Telling the stories of the nation’s rural schools means better understanding what they offer the roughly 8.9 million students enrolled.
It also involves understanding the communities around those schools, the students attending them, and the challenges they face, a panel of educators and journalists explained recently during EWA’s National Seminar in Washington, D.C.
And one of the most important stories to tell about rural education involves inequality, said Alan Richard, a longtime education writer and editor.
“All you have to do is spend an hour in a school or talk to a family and it hits you in the face,” he said. “It’s completely apparent.”
Two years ago, Richard said, he visited a countywide school system in Mississippi that was so broke, the superintendent dramatically reduced his salary to the lowest amount he could receive to still receive benefits.
“They’ve never even thought about (Advanced Placement) courses,” he said.
That reality smacks of the type of inequality, the lack of opportunities available to students, seen when comparing rural schools to suburban ones, Richard said later.
Inequality also ties back to how many rural schools are funded.
“A lot of folks don’t understand rural communities do not have a tax base, which most school funding formulas rely heavily on,” said Tim Bobrowski, the superintendent of Owsley County Public Schools in Kentucky.
“Property taxes are a terrible way to fund rural schools,” Richard said. That approach produces inherent inequity, he said, because the communities lack a strong tax base and that is not likely to change in the near future. Leaders of many rural districts have responded by suing states for a greater share of resources, he said.
It is also important for reporters to know the communities of the rural schools they cover.
“You can’t talk about … how rural schools are doing without talking about how rural communities are doing overall,” said Catharine Biddle, an assistant professor of educational leadership at the University of Maine.
Parsing School Communities
In rural areas, she said, schools often are the only social institution.
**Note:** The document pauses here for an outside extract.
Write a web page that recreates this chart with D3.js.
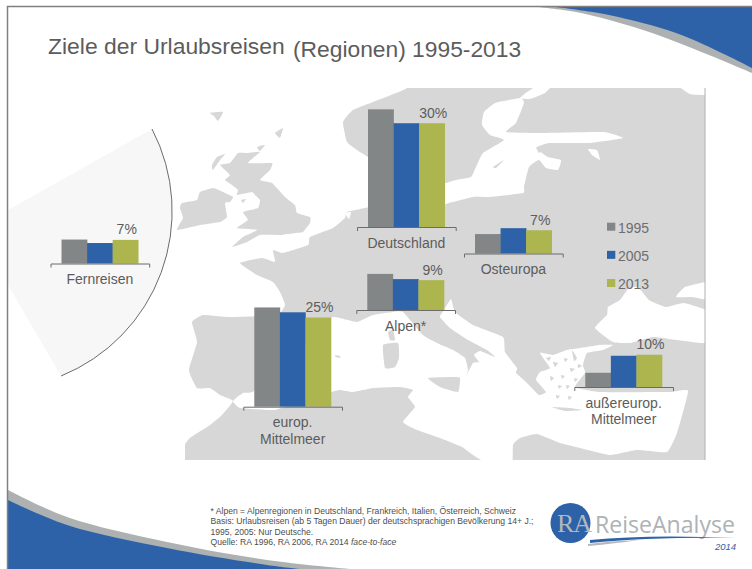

Rural schools “reflect very much what’s happening in the community,” Biddle said.
Understanding those communities involves dispelling myths about who attends rural schools and even where the schools are located, the panelists said.
More than one in four schools in America are rural, enrolling about 8.9 million students, Richard said, citing a recently released report from the Rural School and Community Trust, an organization for which he serves as the chairman of the board of directors. Half of the rural school systems in 23 states enroll fewer than 485 students, Richard said.
For most people “the reason they don’t get rural issues is because they don’t get to rural America,” he said. “Most people in Mississippi haven’t been to the Mississippi Delta. Most people living in Alaska haven’t been to the bush.”
Many rural students come from white, working-class families, but many also represent racial or ethnic minority groups, are children of immigrants, or come from low-income families.
It’s important to talk to the students to get those stories, the panelists said.
Don’t just talk to teachers, administrators, or the students those adults push into the spotlight, advised Sahar Mommadzadeh, a rising high school senior in Kentucky who was on the panel.
“The students that have the least to say within the classroom have the most moving and telling stories,” she said. “So, dig deep, because they are there.”
Academics aren’t students’ only worries. Many also juggle significant challenges in their lives outside of school, Mommadzadeh said.
“We have students going home and working, taking care of younger siblings when their parents are absent,” she said. Mommadzadeh, who advocates for fellow Kentucky youth as a member of the Student Voice Team for the Prichard Committee for Academic Excellence, has talked to students caring for siblings and working full-time night shifts before going to school.
At school, those students may fail to meet accountability standards, but “they have the grit,” Mommadzadeh said. “It’s just not matching up.”
Will Trump Give New Focus to Rural Ed?
Much of the spectrum of rural education issues raised during the discussion – from facility maintenance woes to troubles recruiting teachers – aren’t new.
It’s a point Biddle of the University of Maine underscored by quoting Henry Dewey, an early 20th century superintendent. His list of challenges rural schools face included “a lack of carefully trained teachers, poorly constructed schoolhouses, insufficient equipment” and teacher turnover – issues that remain a struggle for many rural schools.
The question remains of whether those issues have been addressed, said Biddle, who has studied 100 years of rural education research. If not, she said, “are we thinking about rural education reform in the way that we need to be? Is the discourse of education reform in this country doing rural schools a disservice by not thinking about their unique needs?”
Another question is how the nation’s rural schools will fare in the Trump era.
Richard attended the confirmation hearing of U.S. Secretary of Education Betsy DeVos earlier this year and observed senators, including those from Maine and Alaska, push her on rural issues. The senators were saying, essentially, “‘Hey, rural America helped elect this president. What are your plans?’”
“She had absolutely no answers,” Richard said. “And so that’s very concerning that the federal government just seems to be not responding on rural education.”